# Book Review: Machine Learning with Python Cookbook

Book Review: Machine Learning with Python Cookbook Source – PbPython.com

## Introduction

This article is a review of Chris Albon’s book, Machine Learning with Python Cookbook.

This book is in the tradition of other O’Reilly “cookbook” series in that it

contains short “recipes” for dealing with common machine learning scenarios in python.

It covers the full spectrum of tasks from simple data wrangling and pre-processing

to more complex machine learning model development and deep learning implementations.

Since this is such a fast moving and broad topic, it is nice to get a new book

that covers the latest topics and presents them in a compact but very useful format.

Bottom line, I enjoyed reading this book and think it will be a useful resource to have

on my python bookshelf. Read on for some more details about the book and who will benefit

most from reading it.

## Where does this book fit?

As data science, machine learning and AI have become more and more popular, there

is a proliferation of books that try to cover these topics in differing manners.

Some books go very deep in the math and theory behind the various machine learning

algorithms. Others try to cover a lot of content but do not provide a quick reference

resource with code examples for solving real world problems. Machine Learning with Python Cookbook,

fills this code-heavy niche with lots of examples. There

are very few paragraphs with math equations or details behind the implementation

of machine learning algorithms.
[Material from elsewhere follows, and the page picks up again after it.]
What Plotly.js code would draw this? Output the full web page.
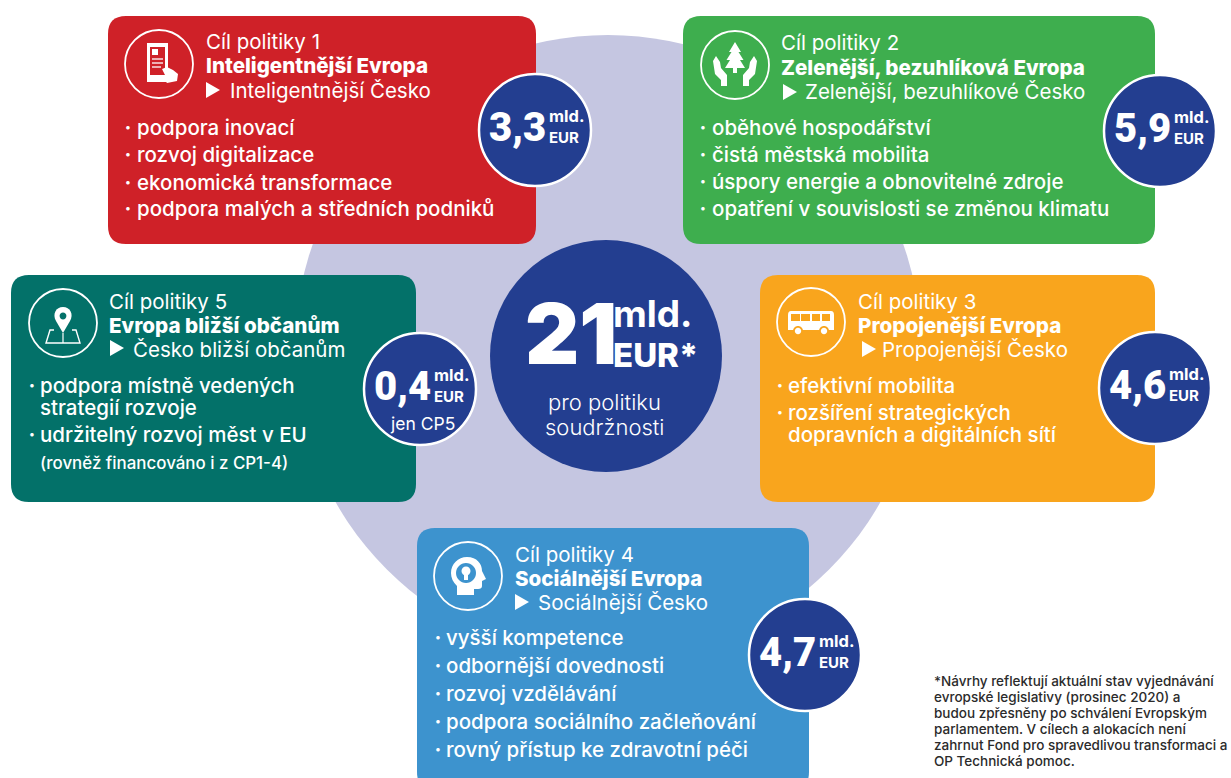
<!DOCTYPE html>
<html><head><meta charset="utf-8">
<script src="https://cdn.plot.ly/plotly-3.0.1.min.js"></script>
<style>html,body{margin:0;padding:0;background:#fff;overflow:hidden}#c{width:1231px;height:778px}</style>
</head><body><div id="c"></div>
<script>
// ---- content ----
const goalLabels = ["Cíl politiky 1","Cíl politiky 2","Cíl politiky 3","Cíl politiky 4","Cíl politiky 5"];
const euNames = ["Inteligentnější Evropa","Zelenější, bezuhlíková Evropa","Propojenější Evropa","Sociálnější Evropa","Evropa bližší občanům"];
const czNames = ["Inteligentnější Česko","Zelenější, bezuhlíkové Česko","Propojenější Česko","Sociálnější Česko","Česko bližší občanům"];
const allocations = [3.3, 5.9, 4.6, 4.7, 0.4];
const totalAllocation = 21;
const bullets1 = ["podpora inovací","rozvoj digitalizace","ekonomická transformace","podpora malých a středních podniků"];
const bullets2 = ["oběhové hospodářství","čistá městská mobilita","úspory energie a obnovitelné zdroje","opatření v souvislosti se změnou klimatu"];
const bullets3 = ["efektivní mobilita","rozšíření strategických","dopravních a digitálních sítí"];
const bullets4 = ["vyšší kompetence","odbornější dovednosti","rozvoj vzdělávání","podpora sociálního začleňování","rovný přístup ke zdravotní péči"];
const bullets5 = ["podpora místně vedených","strategií rozvoje","udržitelný rozvoj měst v EU"];
const note5 = "(rovněž financováno i z CP1-4)";
const only5 = "jen CP5";
const unit1 = "mld.", unit2 = "EUR", totalUnit2 = "EUR*";
const centreLines = ["pro politiku","soudržnosti"];
const footnote = ["*Návrhy reflektují aktuální stav vyjednávání","evropské legislativy (prosinec 2020) a","budou zpřesněny po schválení Evropským","parlamentem. V cílech a alokacích není","zahrnut Fond pro spravedlivou transformaci a","OP Technická pomoc."];

// ---- style & placement ----
const FONT = "Inter, 'Open Sans', sans-serif";
const NUMFONT = "Roboto, Inter, sans-serif";
const NAVY = "#233E90", LAV = "#C5C6E1";
const W = "#ffffff";
const cards = [
 {x0:108,x1:536,y0:16,y1:244,col:"#CF2128",ic:[159,64],tx:205,subx:229,hy:[41,65,90],tri:[206,82],dot:128,bx:136,by:[127,154,182,208],bullets:bullets1,badge:[535,130],noBullet:[]},
 {x0:683,x1:1155,y0:16,y1:244,col:"#3EAE4E",ic:[735,65],tx:780,subx:804,hy:[42,67,91],tri:[783,84],dot:703,bx:711,by:[127,154,181,208],bullets:bullets2,badge:[1160,131],noBullet:[]},
 {x0:760,x1:1155,y0:275,y1:502,col:"#F9A51D",ic:[811,322],tx:857,subx:881,hy:[301,325,349],tri:[862,341],dot:780,bx:787,by:[385,412,434],bullets:bullets3,badge:[1155,388],noBullet:[2]},
 {x0:417,x1:809,y0:528,y1:790,col:"#3D93CE",ic:[468,576],tx:514,subx:537,hy:[554,578,602],tri:[515,594],dot:438,bx:445,by:[637,665,693,721,749],bullets:bullets4,badge:[805,655],noBullet:[]},
 {x0:11,x1:416,y0:275,y1:502,col:"#037169",ic:[63,323],tx:108,subx:132,hy:[301,325,349],tri:[110,340],dot:32,bx:39,by:[385,407,434],bullets:bullets5,badge:[420,389],noBullet:[1]}
];
function rr(c,r){const {x0,x1,y0,y1}=c;return `M${x0+r} ${y0} L${x1-r} ${y0} Q${x1} ${y0} ${x1} ${y0+r} L${x1} ${y1-r} Q${x1} ${y1} ${x1-r} ${y1} L${x0+r} ${y1} Q${x0} ${y1} ${x0} ${y1-r} L${x0} ${y0+r} Q${x0} ${y0} ${x0+r} ${y0} Z`;}
function circ(x,y,r){const k=r*0.5523;return `M${x-r} ${y} C${x-r} ${y-k} ${x-k} ${y-r} ${x} ${y-r} C${x+k} ${y-r} ${x+r} ${y-k} ${x+r} ${y} C${x+r} ${y+k} ${x+k} ${y+r} ${x} ${y+r} C${x-k} ${y+r} ${x-r} ${y+k} ${x-r} ${y} Z`;}
function at(o,p){return p.replace(/(-?[\d.]+) (-?[\d.]+)/g,(m,a,b)=>`${+a+o[0]} ${+b+o[1]}`);}

const shapes=[];
shapes.push({type:"circle",layer:"below",xref:"x",yref:"y",x0:295,x1:921,y0:35,y1:661,fillcolor:LAV,line:{width:0}});
cards.forEach(c=>shapes.push({type:"path",layer:"below",path:rr(c,18),fillcolor:c.col,line:{width:0}}));
function fillP(o,p,col){shapes.push({type:"path",layer:"above",path:at(o,p),fillcolor:col||W,line:{width:0}});}
function lineP(o,p,w,col){shapes.push({type:"path",layer:"above",path:at(o,p),fillcolor:"rgba(0,0,0,0)",line:{color:col||W,width:w||1.5}});}

cards.forEach(c=>{
  lineP(c.ic,circ(0,0,34),1.8);
  fillP(c.tri,"M0 0 L14 8 L0 16 Z");
});
// icon 1: phone + hand
{const o=cards[0].ic,R=cards[0].col;
 fillP(o,"M-12 -21 L9 -21 L9 18 L-12 18 Z");
 fillP(o,"M-9 -17 L6 -17 L6 11 L-9 11 Z",R);
 fillP(o,"M-7 -15 L-1 -15 L-1 -9 L-7 -9 Z");
 lineP(o,"M-7 -5 L4 -5",1.3);lineP(o,"M-7 -1 L4 -1",1.3);lineP(o,"M-7 3 L2 3",1.3);
 fillP(o,"M3 5 L8 3 L14 6 L19 10 L18 17 L8 19 L3 13 L6 11 Z");
}
// icon 2: hands + tree
{const o=cards[1].ic;
 fillP(o,"M0 -23 L6 -13 L3.5 -13 L8.5 -5 L5 -5 L10 3 L2 3 L2 8 L-2 8 L-2 3 L-10 3 L-5 -5 L-8.5 -5 L-3.5 -13 L-6 -13 Z");
 fillP(o,"M-19 -9 L-15 -3 L-14 3 L-8 10 L-8 21 L-14 21 L-14 15 L-20 9 L-22 -4 Z");
 fillP(o,"M19 -9 L15 -3 L14 3 L8 10 L8 21 L14 21 L14 15 L20 9 L22 -4 Z");
}
// icon 3: bus
{const o=cards[2].ic,C=cards[2].col;
 fillP(o,"M-20 -11 L20 -11 Q23 -11 23 -7 L23 8 L-23 8 L-23 -7 Q-23 -11 -20 -11 Z");
 [[-20,-11],[-10,-1],[1,9],[11,19]].forEach(a=>fillP(o,`M${a[0]} -8 L${a[1]} -8 L${a[1]} -1 L${a[0]} -1 Z`,C));
 fillP(o,circ(-13,9,5),C);fillP(o,circ(13,9,5),C);
 fillP(o,circ(-13,9,3.2));fillP(o,circ(13,9,3.2));
}
// icon 4: head + gear
{const o=cards[3].ic,C=cards[3].col;
 fillP(o,"M-1 -19 C9 -19 14 -12 14 -5 L18 3 L14 5 L14 10 Q14 13 10 13 L6 13 L6 19 L-11 19 L-11 10 C-15 6 -17 2 -17 -3 C-17 -12 -10 -19 -1 -19 Z");
 fillP(o,circ(-2,-3,10),C);
 fillP(o,circ(-2,-5,4.5));
 fillP(o,"M-4 -1 L0 -1 L0 4 L-4 4 Z");
}
// icon 5: pin + map
{const o=cards[4].ic,C=cards[4].col;
 fillP(o,"M0 10 L-7 -2 C-11 -9 -7 -16 0 -16 C7 -16 11 -9 7 -2 Z");
 fillP(o,circ(0,-7,3.4),C);
 lineP(o,"M-9 7 L-13 7 L-17 20 L17 20 L13 7 L9 7",1.4);
 lineP(o,"M0 10 L0 20",1.2);
}

const ann=[];
function T(x,y,text,size,weight,anchor,col,fam){ann.push({xref:"x",yref:"y",x,y,text,showarrow:false,xanchor:anchor||"left",yanchor:"middle",align:anchor||"left",borderpad:0,font:{family:fam||FONT,size,weight:weight||400,color:col||W}});}
const fmt=v=>v.toFixed(1).replace(".",",");

cards.forEach((c,i)=>{
  T(c.tx,c.hy[0],goalLabels[i],20.5,400);
  T(c.tx,c.hy[1],euNames[i],20.6,800);
  T(c.subx,c.hy[2],czNames[i],20.5,400);
  c.bullets.forEach((b,j)=>{
    if(!c.noBullet.includes(j)) T(c.dot,c.by[j],"•",11,500,"center");
    T(c.bx,c.by[j],b,20.5,500);
  });
  const [bx,by]=c.badge;
  T(bx-47,by-3,fmt(allocations[i]),40,900,"left",W,NUMFONT);
  T(bx+13,by-14,unit1,16.5,700);
  T(bx+13,by+7,unit2,15,700);
});
T(39,463,note5,16.9,500);
T(cards[4].badge[0]+2,cards[4].badge[1]+34,only5,17.5,400,"center");

T(524,333,String(totalAllocation),84,900);
T(612,313,unit1,37,700);
T(612,355,totalUnit2,33,800);
centreLines.forEach((t,i)=>T(604,402+25*i,t,22,300,"center"));
footnote.forEach((t,i)=>T(933,681+16*i,t,13.5,500,"left","#2b2b2b"));

const bx=cards.map(c=>c.badge[0]), by=cards.map(c=>c.badge[1]);
const data=[
 {type:"scatter",mode:"markers",x:[606],y:[356],hoverinfo:"skip",cliponaxis:false,
  marker:{size:232,color:NAVY,line:{width:0}}},
 {type:"scatter",mode:"markers",x:bx,y:by,customdata:allocations,hoverinfo:"skip",cliponaxis:false,
  marker:{size:112,color:NAVY,line:{color:W,width:2.5}}}
];
const layout={width:1231,height:778,margin:{l:0,r:0,t:0,b:0},paper_bgcolor:W,plot_bgcolor:W,showlegend:false,
 xaxis:{range:[0,1231],visible:false,fixedrange:true},
 yaxis:{range:[778,0],visible:false,fixedrange:true},
 shapes,annotations:ann};
Plotly.newPlot("c",data,layout,{displayModeBar:false,staticPlot:true});
</script></body></html>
Instead, Chris Albon breaks the topics down into

bite size chunks that solve a very specific problem. Each of the nearly 200

recipes follows a similar format:

- Problem definition
- Solution
- Discussion (optional)
- Additional resources (optional)

In most cases, the problem definition is as simple as “You want to multiply two matrices” or

“You need to visualize a model created by a decision tree learning algorithm.” This organization

makes it convenient to look at the table of contents, and find the relevant section with ease.

Each solution is fully self-contained and can be copied and pasted into

a standalone script or jupyter notebook and executed. In addition, the code sample includes all

the necessary imports as well as sample data sets (e.g. Iris, Titanic, MNIST). They are all

around 12-20 lines of code with comments included so they are easy to dissect and understand.

In some cases, there is further discussion about the approach as well as hints and tips related

to the solutions. In many cases, topics like performance for larger and more complex

data sets are discussed and options are presented for managing those situations.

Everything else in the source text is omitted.